The public admonition did not entirely correct this abuse. Sometimes concerned parents smuggled in edibles on the two Sunday afternoon visiting periods allowed per month. I recall one occasion when Art McMahon had been brought a large paper bag full of apples. As he was rushing from the outer to the inner door, the bag broke and apples went rolling over the floor in full view of the visitors. There was much laughter as Art gathered up his forbidden fruit and disappeared in great haste. It must be said that in my time, to my knowledge, no one broke the rule against having a magazine or newspaper in one’s room. That would have resulted in expulsion.
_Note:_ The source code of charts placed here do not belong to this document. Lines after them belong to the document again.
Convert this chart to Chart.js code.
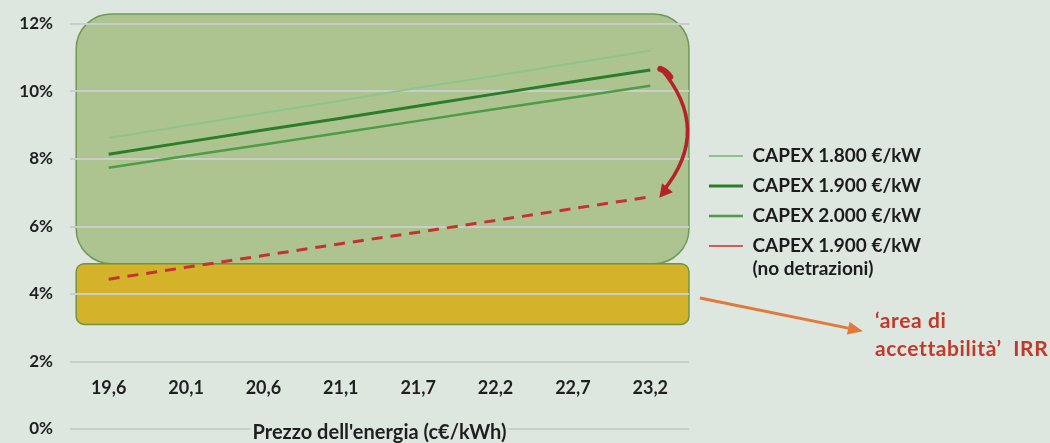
<!DOCTYPE html>
<html>
<head>
<meta charset="utf-8">
<script src="https://cdn.jsdelivr.net/npm/chart.js@4.4.1/dist/chart.umd.min.js"></script>
<style>
  html, body { margin: 0; padding: 0; background: #dee6e0; }
  #wrap { width: 1050px; height: 443px; position: relative; }
</style>
</head>
<body>
<div id="wrap"><canvas id="irr"></canvas></div>
<script>
// Energy price (c€/kWh) on the category axis
const prices = ['19,6', '20,1', '20,6', '21,1', '21,7', '22,2', '22,7', '23,2'];

// IRR (%) per CAPEX scenario
const capex1800 = [8.62, 8.99, 9.36, 9.73, 10.11, 10.47, 10.84, 11.21];
const capex1900 = [8.14, 8.50, 8.86, 9.21, 9.57, 9.93, 10.29, 10.64];
const capex2000 = [7.74, 8.09, 8.43, 8.78, 9.13, 9.48, 9.82, 10.17];
const capex1900NoDetr = [4.44, 4.79, 5.14, 5.49, 5.83, 6.18, 6.53, 6.88];

// IRR ranges shaded behind the lines (%)
const upperRange = [4.9, 12.3];
const acceptRange = [3.1, 4.9];

const seriesLabels = [
  'CAPEX 1.800 €/kW',
  'CAPEX 1.900 €/kW',
  'CAPEX 2.000 €/kW',
  ['CAPEX 1.900 €/kW', '(no detrazioni)']
];

const xTitle = "Prezzo dell'energia (c€/kWh)";
const BG = '#dee6e0';
const FONT = 'Lato, "Noto Sans", sans-serif';

Chart.defaults.font.family = FONT;

function roundedRect(ctx, x, y, w, h, r) {
  ctx.beginPath();
  ctx.moveTo(x + r, y);
  ctx.lineTo(x + w - r, y);
  ctx.arcTo(x + w, y, x + w, y + r, r);
  ctx.lineTo(x + w, y + h - r);
  ctx.arcTo(x + w, y + h, x + w - r, y + h, r);
  ctx.lineTo(x + r, y + h);
  ctx.arcTo(x, y + h, x, y + h - r, r);
  ctx.lineTo(x, y + r);
  ctx.arcTo(x, y, x + r, y, r);
  ctx.closePath();
}

// shaded IRR ranges, painted before the grid so grid lines sit on top
const rangeBoxes = {
  id: 'rangeBoxes',
  beforeDraw(chart) {
    const { ctx, scales: { x, y } } = chart;
    const left = x.getPixelForValue(-0.42);
    const right = x.getPixelForValue(7.5);
    ctx.save();
    ctx.lineWidth = 1.5;

    let top = y.getPixelForValue(upperRange[1]);
    let bottom = y.getPixelForValue(upperRange[0]);
    roundedRect(ctx, left, top, right - left, bottom - top, 35);
    ctx.fillStyle = '#aec490';
    ctx.fill();
    ctx.strokeStyle = '#6e9a58';
    ctx.stroke();

    top = y.getPixelForValue(acceptRange[1]);
    bottom = y.getPixelForValue(acceptRange[0]);
    roundedRect(ctx, left, top, right - left, bottom - top, 8);
    ctx.fillStyle = '#d4b22a';
    ctx.fill();
    ctx.strokeStyle = '#6f963f';
    ctx.stroke();
    ctx.restore();
  },
  // clear the 0% grid line behind the axis title (title is drawn afterwards)
  beforeDatasetsDraw(chart) {
    const { ctx, chartArea, scales: { y } } = chart;
    ctx.save();
    ctx.font = 'bold 20px ' + FONT;
    const w = ctx.measureText(xTitle).width;
    const cx = (chartArea.left + chartArea.right) / 2;
    const gy = y.getPixelForValue(0);
    ctx.fillStyle = BG;
    ctx.fillRect(cx - w / 2 - 2, gy - 4, w + 4, 8);
    ctx.restore();
  }
};

function arrowHead(ctx, tipX, tipY, dx, dy, len, half) {
  const n = Math.hypot(dx, dy);
  const ux = dx / n, uy = dy / n;
  const bx = tipX - ux * len, by = tipY - uy * len;
  ctx.beginPath();
  ctx.moveTo(tipX, tipY);
  ctx.lineTo(bx - uy * half, by + ux * half);
  ctx.lineTo(bx + uy * half, by - ux * half);
  ctx.closePath();
  ctx.fill();
}

// curved arrow between scenarios, pointer to the acceptability range and its caption
const callouts = {
  id: 'callouts',
  afterDraw(chart) {
    const { ctx, scales: { x, y }, chartArea } = chart;
    const last = prices.length - 1;
    const xl = x.getPixelForValue(last);
    ctx.save();

    // red curved arrow: with tax deductions -> without
    const y0 = y.getPixelForValue(capex1900[last]) - 2;
    const y1 = y.getPixelForValue(capex1900NoDetr[last]) - 6;
    const p0 = { x: xl + 10, y: y0 };
    const p2 = { x: xl + 13, y: y1 };
    const c = { x: xl + 63, y: (y0 + y1) / 2 };
    ctx.strokeStyle = '#b3232a';
    ctx.fillStyle = '#b3232a';
    ctx.lineCap = 'round';
    ctx.lineWidth = 3.5;
    ctx.beginPath();
    ctx.moveTo(p0.x, p0.y);
    ctx.quadraticCurveTo(c.x, c.y, p2.x, p2.y);
    ctx.stroke();
    ctx.lineWidth = 6;
    ctx.beginPath();
    ctx.moveTo(p0.x, p0.y + 1);
    ctx.quadraticCurveTo(p0.x + 6, p0.y + 3, p0.x + 10, p0.y + 9);
    ctx.stroke();
    arrowHead(ctx, p2.x - 4, p2.y + 7, p2.x - c.x, p2.y - c.y, 13, 7);

    // orange pointer
    const textX = chartArea.right + 186;
    const sx = chartArea.right + 11;
    const sy = y.getPixelForValue(3.88);
    const ex = textX - 12;
    const ey = y.getPixelForValue(2.9);
    ctx.strokeStyle = '#e07a3a';
    ctx.fillStyle = '#e07a3a';
    ctx.lineWidth = 3;
    ctx.lineCap = 'butt';
    const dx = ex - sx, dy = ey - sy;
    const n = Math.hypot(dx, dy);
    ctx.beginPath();
    ctx.moveTo(sx, sy);
    ctx.lineTo(ex - dx / n * 10, ey - dy / n * 10);
    ctx.stroke();
    arrowHead(ctx, ex, ey, dx, dy, 15, 6.5);

    // caption
    ctx.fillStyle = '#c0392b';
    ctx.font = 'bold 21px ' + FONT;
    ctx.letterSpacing = '0.6px';
    ctx.textAlign = 'left';
    ctx.textBaseline = 'middle';
    ctx.fillText('‘area di', textX, y.getPixelForValue(3.2));
    ctx.fillText('accettabilità’  IRR', textX, y.getPixelForValue(2.36));
    ctx.restore();
  }
};

const legendLineWidths = [2, 3, 2.5, 1.5];

new Chart(document.getElementById('irr'), {
  type: 'line',
  data: {
    labels: prices,
    datasets: [
      { label: seriesLabels[0], data: capex1800, borderColor: '#8cc48a', borderWidth: 2 },
      { label: seriesLabels[1], data: capex1900, borderColor: '#2b7d2b', borderWidth: 3 },
      { label: seriesLabels[2], data: capex2000, borderColor: '#4e9c47', borderWidth: 2.5 },
      { label: seriesLabels[3], data: capex1900NoDetr, borderColor: '#c53232', borderWidth: 3, borderDash: [11, 8] }
    ]
  },
  options: {
    responsive: true,
    maintainAspectRatio: false,
    animation: false,
    events: [],
    elements: { point: { radius: 0 }, line: { tension: 0 } },
    layout: { padding: { top: 24, bottom: 14, left: 0, right: 119 } },
    scales: {
      x: {
        type: 'category',
        position: { y: 1.6 },
        offset: true,
        grid: { display: false, drawTicks: false, z: 1 },
        border: { display: false },
        ticks: { color: '#1f1f1f', padding: 2, font: { size: 18, weight: 'bold' } },
        title: {
          display: true,
          text: xTitle,
          color: '#1f1f1f',
          font: { size: 20, weight: 'bold' },
          padding: { top: 20, bottom: 0 }
        }
      },
      y: {
        min: 0,
        max: 12,
        grid: { color: '#c9cec9', lineWidth: 2, drawTicks: true, tickLength: 17, tickColor: 'rgba(0,0,0,0)' },
        border: { display: false },
        ticks: {
          stepSize: 2,
          padding: 0,
          color: '#1f1f1f',
          font: { size: 17, weight: 'bold' },
          callback: v => v + '%'
        },
        afterFit(s) { s.width = 70; }
      },
      gap: {
        type: 'linear',
        position: 'right',
        grid: { display: false, drawTicks: false },
        border: { display: false },
        ticks: { display: false },
        afterFit(s) { s.width = 9; }
      }
    },
    plugins: {
      tooltip: { enabled: false },
      legend: {
        position: 'right',
        align: 'start',
        fullSize: false,
        maxWidth: 400,
        title: { display: true, text: '', font: { size: 10 }, padding: { top: 99.5, bottom: 0 } },
        labels: {
          usePointStyle: true,
          pointStyle: 'line',
          pointStyleWidth: 34,
          padding: 11,
          color: '#1c1c1c',
          font: { size: 19, weight: 'bold' },
          generateLabels(chart) {
            const items = Chart.defaults.plugins.legend.labels.generateLabels(chart);
            items.forEach((it, i) => {
              it.lineDash = [];
              it.lineWidth = legendLineWidths[i];
              it.pointStyle = 'line';
            });
            return items;
          }
        }
      }
    }
  },
  plugins: [rangeBoxes, callouts]
});
</script>
</body>
</html>
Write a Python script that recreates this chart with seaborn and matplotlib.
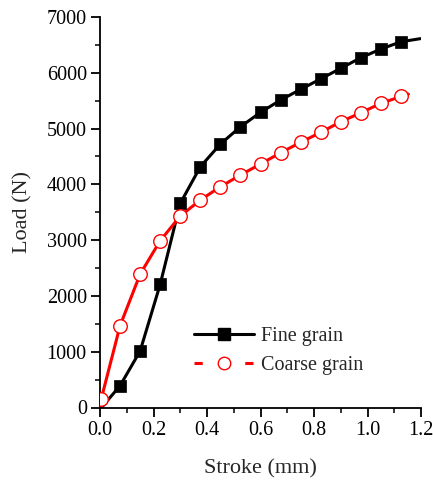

There was another breach of the rule for which many should have later struck their breasts and said “mea culpa”. On Thursday afternoons we were allowed to trek as far as we could go along the shore or even along the top of the bluffs to the East. Then there were nothing but open fields until one came to the Guild of all Arts buildings. Occasionally in good weather some seminarians participated in a grand wiener roast on the fields not far to the East. By some mysterious communication a truck delivering wieners and buns was met on the road leading down from the China Mission Seminary. By another mysterious connection with the Sisters of St. Martha, a good supply of butter was obtained. All of this resulted in a grand picnic over a good fire. I have photographic evidence of this delinquent behavior. There is Ross Guernsey, Frank Flynn, Al DeLuca, Matt Darby, Gerry Loftus, Bill O’Flaherty, myself and others in festive mood.

On the one occasion, when I could not make it to the picnic, the revelers were discovered by a hiking professor. This was reported to Dr. Davis and there was a public reprimand. Each hot-dog consumer was named in the spiritual lecture hall and required to pay an individual visit to Dr.Davis in his study. So our picnics came to an inglorious end.

In the Fall of 1934 it was discovered that a few seminarians were in the habit of visiting Wade’s Dance Hall, on top of the bluffs just to the West of our property. There on Thursday afternoons one could relax over a cup of coffee or coke and biscuits. There was even a five-cent slot machine. It was rumored that a certain student, who shall be unnamed, lost $5.00 on that greedy machine. This was during the depression when most of us had no more than a dollar or two to our names. Word got around, and Wade’s was declared off limits.

All in all, we dined well at St.Augustine’s in the nineteen thirties. It was not exactly like dining at the Ritz but the curbs on our voracious appetites was a lesson in temperance. There was little danger of obesity. It was a bit of a mystery how Louie, “butter-ball” Hickey maintained his avoirdupois. Surely, among our happiest seminary memories were the times at table, enjoying not only the meals, but especially the good company, high spirits and cheerful banter of our companions.